Compared to ethical scandals by both Hillary Clinton and Jeb Bush, O’Malley was able to move Maryland towards the top of rankings for education, economic mobility, and entrepreneurship. Also, Maryland was one of only seven states to maintain its AAA bond rating during the recession.

As for innovation, O’Malley found ways to utilize data more efficiently than his predecessors. According to a recent Washington Post article, Maryland’s governor found innovative ways to harness data..

Furthermore, he can type an email without controversy. Unlike Hillary Clinton, O’Malley has used technology to help his state, not own a server for some bizarre reason. O’Malley has also made wealth inequality an issue, wants to expand Social Security, enacted Maryland’s version of the Dream Act, raised the minimum wage, and oversaw the passage of marriage equality. Hillary Clinton, on the other hand, just recently changed views on marriage equality and has remained quiet on a number of other issues that O’Malley championed in Maryland.

According to The Washington Post in 2007, Jeb Bush’s tenure in Florida was “marred by frequent ethics scandals,” so O’Malley’s track record in Maryland beats (at least in terms of scandal) Bush’s years in Florida. For these reasons and more, O’Malley should be considered by Americans throughout the country as a potential pick for president. Unlike Hillary or Jeb, O’Malley hasn’t been linked to a major controversy and his track record can’t be correlated to any major failure. Martin O’Malley, not Hillary Clinton, should be towards the top of any Democrat’s wish list for president and Americans throughout the nation should pay attention to the former Maryland governor.

While he is officially starting his campaign this weekend, O’Malley has already spent a considerable amount of time in Iowa receiving favorable coverage, including being compared to John F. Kennedy:

O’Malley has the ability to captivate the nation and rise from a relatively unknown to a political juggernaut as John F. Kennedy did in the 1960s, more than 50 interviews with The Daily Iowan show.

“He’s a new breed of Democrats,” Davenport Mayor Bill Gluba, an Obama supporter, said following a private lunch with O’Malley on March 21…

He made a big splash here during his first return to Iowa in 2015, logging nearly 400 miles of travel and appearing at more than a half-dozen events, the Scott County Democrats’s Red, White, and Blue dinner, a Davenport Irish pub, a small town drop-in at Tipton, a visit to Des Moines, and a trendy Council Bluffs eatery.
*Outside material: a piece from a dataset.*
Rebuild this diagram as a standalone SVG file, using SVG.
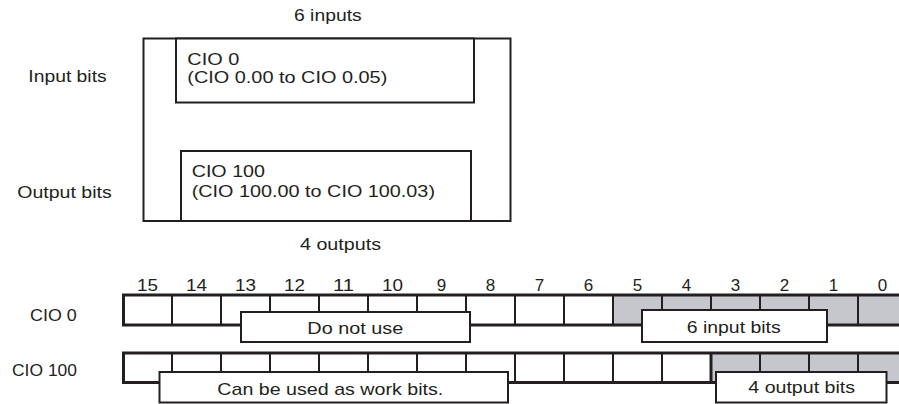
<svg xmlns="http://www.w3.org/2000/svg" width="899" height="404" viewBox="0 0 899 404">
<style>
text{font-family:"Liberation Sans",Arial,sans-serif;font-size:17px;fill:#231f20}
.box{fill:#fff;stroke:#231f20;stroke-width:2}
.row{fill:none;stroke:#231f20;stroke-width:3}
.div{stroke:#231f20;stroke-width:2}
.shade{fill:#c5c7cd}
.lbl{fill:#fff;stroke:#231f20;stroke-width:2}
.num{text-anchor:middle}
</style>
<rect width="899" height="404" fill="#fff"/>
<g id="unit">
<rect class="box" x="143.5" y="38.5" width="367" height="182.5"/>
<text x="294" y="20.7" textLength="67.7" lengthAdjust="spacingAndGlyphs">6 inputs</text>
<text x="300" y="250" textLength="81" lengthAdjust="spacingAndGlyphs">4 outputs</text>
</g>
<g id="cio0-box">
<rect class="box" x="176" y="38.5" width="298" height="64"/>
<text x="187.3" y="65" textLength="52" lengthAdjust="spacingAndGlyphs">CIO 0</text>
<text x="187.3" y="82.7" textLength="200" lengthAdjust="spacingAndGlyphs">(CIO 0.00 to CIO 0.05)</text>
</g>
<g id="cio100-box">
<rect class="box" x="181" y="151" width="290" height="70"/>
<text x="191.7" y="176.7" textLength="73.3" lengthAdjust="spacingAndGlyphs">CIO 100</text>
<text x="191.7" y="196.7" textLength="243.3" lengthAdjust="spacingAndGlyphs">(CIO 100.00 to CIO 100.03)</text>
</g>
<g id="side-labels">
<text x="28.3" y="81.7" textLength="78.4" lengthAdjust="spacingAndGlyphs">Input bits</text>
<text x="17.3" y="198.3" textLength="94.4" lengthAdjust="spacingAndGlyphs">Output bits</text>
<text x="30" y="321" textLength="46.7" lengthAdjust="spacingAndGlyphs">CIO 0</text>
<text x="12" y="376" textLength="65" lengthAdjust="spacingAndGlyphs">CIO 100</text>
</g>
<g id="bit-numbers">
<text class="num" x="147.5" y="290.7" textLength="21" lengthAdjust="spacingAndGlyphs">15</text>
<text class="num" x="196.5" y="290.7" textLength="21" lengthAdjust="spacingAndGlyphs">14</text>
<text class="num" x="245.5" y="290.7" textLength="21" lengthAdjust="spacingAndGlyphs">13</text>
<text class="num" x="294.5" y="290.7" textLength="21" lengthAdjust="spacingAndGlyphs">12</text>
<text class="num" x="343.5" y="290.7" textLength="21" lengthAdjust="spacingAndGlyphs">11</text>
<text class="num" x="392.5" y="290.7" textLength="21" lengthAdjust="spacingAndGlyphs">10</text>
<text class="num" x="441.5" y="290.7">9</text>
<text class="num" x="490.5" y="290.7">8</text>
<text class="num" x="539.5" y="290.7">7</text>
<text class="num" x="588.5" y="290.7">6</text>
<text class="num" x="637.5" y="290.7">5</text>
<text class="num" x="686.5" y="290.7">4</text>
<text class="num" x="735.5" y="290.7">3</text>
<text class="num" x="784.5" y="290.7">2</text>
<text class="num" x="833.5" y="290.7">1</text>
<text class="num" x="882.5" y="290.7">0</text>
</g>
<g id="cio0-row">
<rect class="shade" x="613" y="295" width="295" height="30"/>
<g class="div">
<line x1="172" y1="295" x2="172" y2="325"/><line x1="221" y1="295" x2="221" y2="325"/><line x1="270" y1="295" x2="270" y2="325"/><line x1="319" y1="295" x2="319" y2="325"/><line x1="368" y1="295" x2="368" y2="325"/><line x1="417" y1="295" x2="417" y2="325"/><line x1="466" y1="295" x2="466" y2="325"/><line x1="515" y1="295" x2="515" y2="325"/><line x1="564" y1="295" x2="564" y2="325"/><line x1="613" y1="295" x2="613" y2="325"/><line x1="662" y1="295" x2="662" y2="325"/><line x1="711" y1="295" x2="711" y2="325"/><line x1="760" y1="295" x2="760" y2="325"/><line x1="809" y1="295" x2="809" y2="325"/><line x1="858" y1="295" x2="858" y2="325"/>
</g>
<rect class="row" x="123.5" y="295" width="790" height="30"/>
</g>
<g id="cio100-row">
<rect class="shade" x="711" y="353" width="197" height="29.5"/>
<g class="div">
<line x1="172" y1="353" x2="172" y2="382.5"/><line x1="221" y1="353" x2="221" y2="382.5"/><line x1="270" y1="353" x2="270" y2="382.5"/><line x1="319" y1="353" x2="319" y2="382.5"/><line x1="368" y1="353" x2="368" y2="382.5"/><line x1="417" y1="353" x2="417" y2="382.5"/><line x1="466" y1="353" x2="466" y2="382.5"/><line x1="515" y1="353" x2="515" y2="382.5"/><line x1="564" y1="353" x2="564" y2="382.5"/><line x1="613" y1="353" x2="613" y2="382.5"/><line x1="662" y1="353" x2="662" y2="382.5"/><line x1="711" y1="353" x2="711" y2="382.5" stroke-width="3"/><line x1="760" y1="353" x2="760" y2="382.5"/><line x1="809" y1="353" x2="809" y2="382.5"/><line x1="858" y1="353" x2="858" y2="382.5"/>
</g>
<rect class="row" x="123.5" y="353" width="790" height="29.5"/>
</g>
<g id="do-not-use">
<rect class="lbl" x="241" y="312" width="229" height="30"/>
<text x="307.3" y="334" textLength="96" lengthAdjust="spacingAndGlyphs">Do not use</text>
</g>
<g id="input-bits">
<rect class="lbl" x="642" y="310" width="185" height="32"/>
<text x="686.7" y="333.3" textLength="94" lengthAdjust="spacingAndGlyphs">6 input bits</text>
</g>
<g id="work-bits">
<rect class="lbl" x="159.5" y="372" width="348.5" height="30.5"/>
<text x="217.3" y="395" textLength="226" lengthAdjust="spacingAndGlyphs">Can be used as work bits.</text>
</g>
<g id="output-bits">
<rect class="lbl" x="716" y="372" width="170.5" height="30.5"/>
<text x="748.3" y="393.3" textLength="106.7" lengthAdjust="spacingAndGlyphs">4 output bits</text>
</g>
<g id="connectors"/>
</svg>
Presidential historian and political pundit Tom Whalen, who specializes in the tenure and assassination of JFK, said the two have the same charisma, particularly in relation to domestic policies such as income equality.

O’Malley has worked to establish himself as a crisis manager while governor and mayor, as JFK did during the Bay of Pigs and Cuban Missile Crisis, Whalen said.

Whalen said O’Malley leads JFK’s early presidential career in at least one definitive area: speech delivery.

“JFK wasn’t really JFK until he gave that famous inaugural speech,” he said.

As of March O’Malley had been interviewed by The Daily Iowan alone fifty times, granting far more interviews than the number of questions answered by Hillary Clinton this year. He speaks to actual Iowans, not hand picked supporters for staged events like Clinton. These things could matter in states like Iowa and New Hampshire. Sure O’Malley is far behind in the polls, but the contrast between Hillary Clinton and far more honest and open opponents such as O’Malley and Sanders could change the race over time–and there is still a long way to go until the Iowa caucus and New Hampshire primary.